Masscan has its own built-in TCP stack for grabbing banners from TCP connections. This means it can easily support 10 million concurrent TCP connections, assuming of course that the computer has enough memory.
Masscan has no “mutex”. Modern mutexes (aka. futexes) are mostly user-mode, but they have two problems. The first problem is that they cause cache-lines to bounce quickly back-and-forth between CPUs. The second is that when there is contention, they’ll do a system call into the kernel, which kills performance. Mutexes on the fast path of a program severely limits scalability. Instead, Masscan uses “rings” to synchronize things, such as when the user-mode TCP stack in the receive thread needs to transmit a packet without interfering with the transmit thread.
Portability
The code runs well on Linux, Windows, and Mac OS X. All the important bits are in standard C (C90). It therefore compiles on Visual Studio with Microsoft’s compiler, the Clang/LLVM compiler on Mac OS X, and GCC on Linux.

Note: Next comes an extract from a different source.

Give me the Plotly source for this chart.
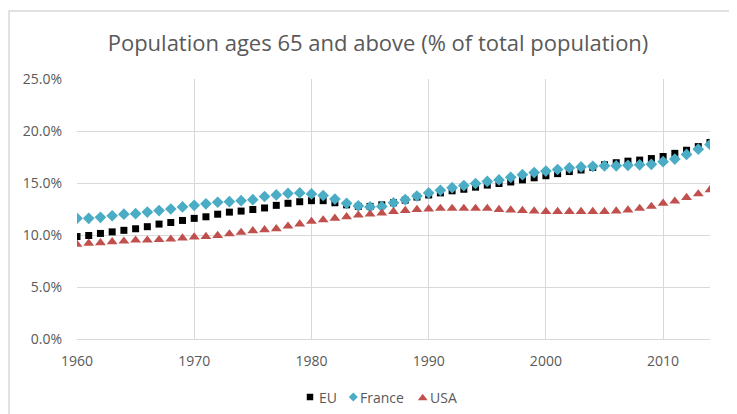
import plotly.graph_objects as go

years = list(range(1960, 2015))

eu = [9.85, 9.95, 10.15, 10.3, 10.45, 10.6, 10.8, 11.05, 11.2, 11.4,
      11.6, 11.75, 12.0, 12.2, 12.3, 12.45, 12.6, 12.85, 13.05, 13.2,
      13.3, 13.3, 13.1, 12.9, 12.75, 12.75, 12.9, 13.1, 13.35, 13.65,
      13.85, 14.05, 14.25, 14.4, 14.6, 14.8, 14.95, 15.1, 15.3, 15.5,
      15.7, 15.9, 16.1, 16.25, 16.5, 16.75, 16.95, 17.1, 17.2, 17.35,
      17.55, 17.85, 18.15, 18.5, 18.9]

france = [11.6, 11.6, 11.7, 11.85, 12.0, 12.05, 12.2, 12.35, 12.5, 12.7,
          12.85, 13.0, 13.15, 13.2, 13.3, 13.4, 13.7, 13.85, 14.0, 14.05,
          13.95, 13.8, 13.45, 13.05, 12.8, 12.7, 12.75, 13.1, 13.4, 13.75,
          14.05, 14.3, 14.55, 14.75, 14.95, 15.15, 15.3, 15.55, 15.8, 16.0,
          16.15, 16.3, 16.45, 16.55, 16.6, 16.65, 16.65, 16.7, 16.75, 16.8,
          17.05, 17.3, 17.75, 18.25, 18.7]

usa = [9.1, 9.2, 9.25, 9.35, 9.4, 9.5, 9.5, 9.55, 9.6, 9.7,
       9.8, 9.85, 9.95, 10.1, 10.25, 10.4, 10.5, 10.6, 10.85, 11.05,
       11.3, 11.45, 11.6, 11.75, 11.9, 12.0, 12.1, 12.25, 12.35, 12.45,
       12.5, 12.55, 12.55, 12.55, 12.55, 12.55, 12.45, 12.4, 12.35, 12.3,
       12.25, 12.25, 12.25, 12.25, 12.25, 12.25, 12.3, 12.4, 12.55, 12.75,
       13.05, 13.25, 13.6, 13.95, 14.35]

series_names = ["EU", "France", "USA"]
series_colors = ["#000000", "#4BACC6", "#C0504D"]
series_symbols = ["square", "diamond", "triangle-up"]

x_ticks = [1960, 1970, 1980, 1990, 2000, 2010]
y_ticks = [0, 5, 10, 15, 20, 25]
y_tick_labels = ["0.0%", "5.0%", "10.0%", "15.0%", "20.0%", "25.0%"]

title_text = "Population ages 65 and above (% of total population)"

W, H = 737, 414
font_family = "Open Sans, Liberation Sans, sans-serif"
grey = "#595959"
grid = "#D9D9D9"

# plot area in figure pixels
PL, PR, PT, PB = 69, 702, 71, 331

fig = go.Figure()
data = [eu, france, usa]
sizes = [7, 9, 9.5]
for name, vals, col, sym, sz in zip(series_names, data, series_colors, series_symbols, sizes):
    fig.add_trace(go.Scatter(x=years, y=vals, mode="markers", name=name,
                             marker=dict(symbol=sym, size=sz, color=col),
                             showlegend=False))

# legend (overlay axes in figure pixel coordinates)
leg_marker_x = [302, 345.3, 414.7]
leg_text_x = [308.7, 350.3, 420]
leg_y = 389
leg_sizes = [6.5, 7, 8.5]
for name, col, sym, mx, sz in zip(series_names, series_colors, series_symbols, leg_marker_x, leg_sizes):
    fig.add_trace(go.Scatter(x=[mx], y=[leg_y + (1 if sym == "triangle-up" else 0)],
                             mode="markers", xaxis="x2", yaxis="y2",
                             marker=dict(symbol=sym, size=sz, color=col),
                             showlegend=False, hoverinfo="skip"))

annotations = []
for name, tx in zip(series_names, leg_text_x):
    annotations.append(dict(text=name, x=tx, y=leg_y, xref="x2", yref="y2",
                            xanchor="left", yanchor="middle", showarrow=False,
                            font=dict(size=14, color=grey, family=font_family)))

fig.update_layout(
    width=W, height=H,
    margin=dict(l=0, r=0, t=0, b=0),
    paper_bgcolor="white", plot_bgcolor="rgba(0,0,0,0)",
    font=dict(family=font_family, color=grey, size=14),
    title=dict(text=title_text, x=370 / W, xref="container", xanchor="center",
               y=1 - 35 / H, yref="container", yanchor="middle",
               font=dict(size=22, color=grey, family=font_family)),
    showlegend=False,
    xaxis=dict(domain=[PL / W, PR / W], range=[1960, 2014], tickvals=x_ticks,
               showgrid=True, gridcolor=grid, gridwidth=1, zeroline=False,
               showline=True, linecolor=grid, ticks="", ticklabelstandoff=9,
               automargin=False, tickfont=dict(size=14, color=grey)),
    yaxis=dict(domain=[(H - PB) / H, (H - PT) / H], range=[0, 25], tickvals=y_ticks,
               ticktext=y_tick_labels, showgrid=True, gridcolor=grid, gridwidth=1,
               zeroline=False, showline=False, ticks="", ticklabelstandoff=14,
               automargin=False, tickfont=dict(size=14, color=grey)),
    xaxis2=dict(domain=[0, 1], range=[0, W], visible=False, fixedrange=True),
    yaxis2=dict(domain=[0, 1], range=[H, 0], visible=False, fixedrange=True,
                anchor="x2"),
    annotations=annotations,
    shapes=[dict(type="rect", xref="x2", yref="y2",
                 x0=1, x1=W + 20, y0=3, y1=H + 20,
                 line=dict(color=grid, width=1.5), fillcolor="rgba(0,0,0,0)",
                 layer="below")],
)
fig.update_layout(xaxis2_anchor="y2")

fig.write_html("out.html")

Windows and Macs aren’t tuned for packet transmit, and get only about 300,000 packets-per-second, whereas Linux can do 1,500,000 packets/second. That’s probably faster than you want anyway.
Safe code
A bounty is offered for vulnerabilities, see the VULNINFO.md file for more information.
This project uses safe functions like strcpy_s()
instead of unsafe functions like strcpy()
.
This project has automated unit regression tests (make regress
).
Compatibility
A lot of effort has gone into making the input/output look like nmap
, which everyone who does port scans is (or should be) familiar with.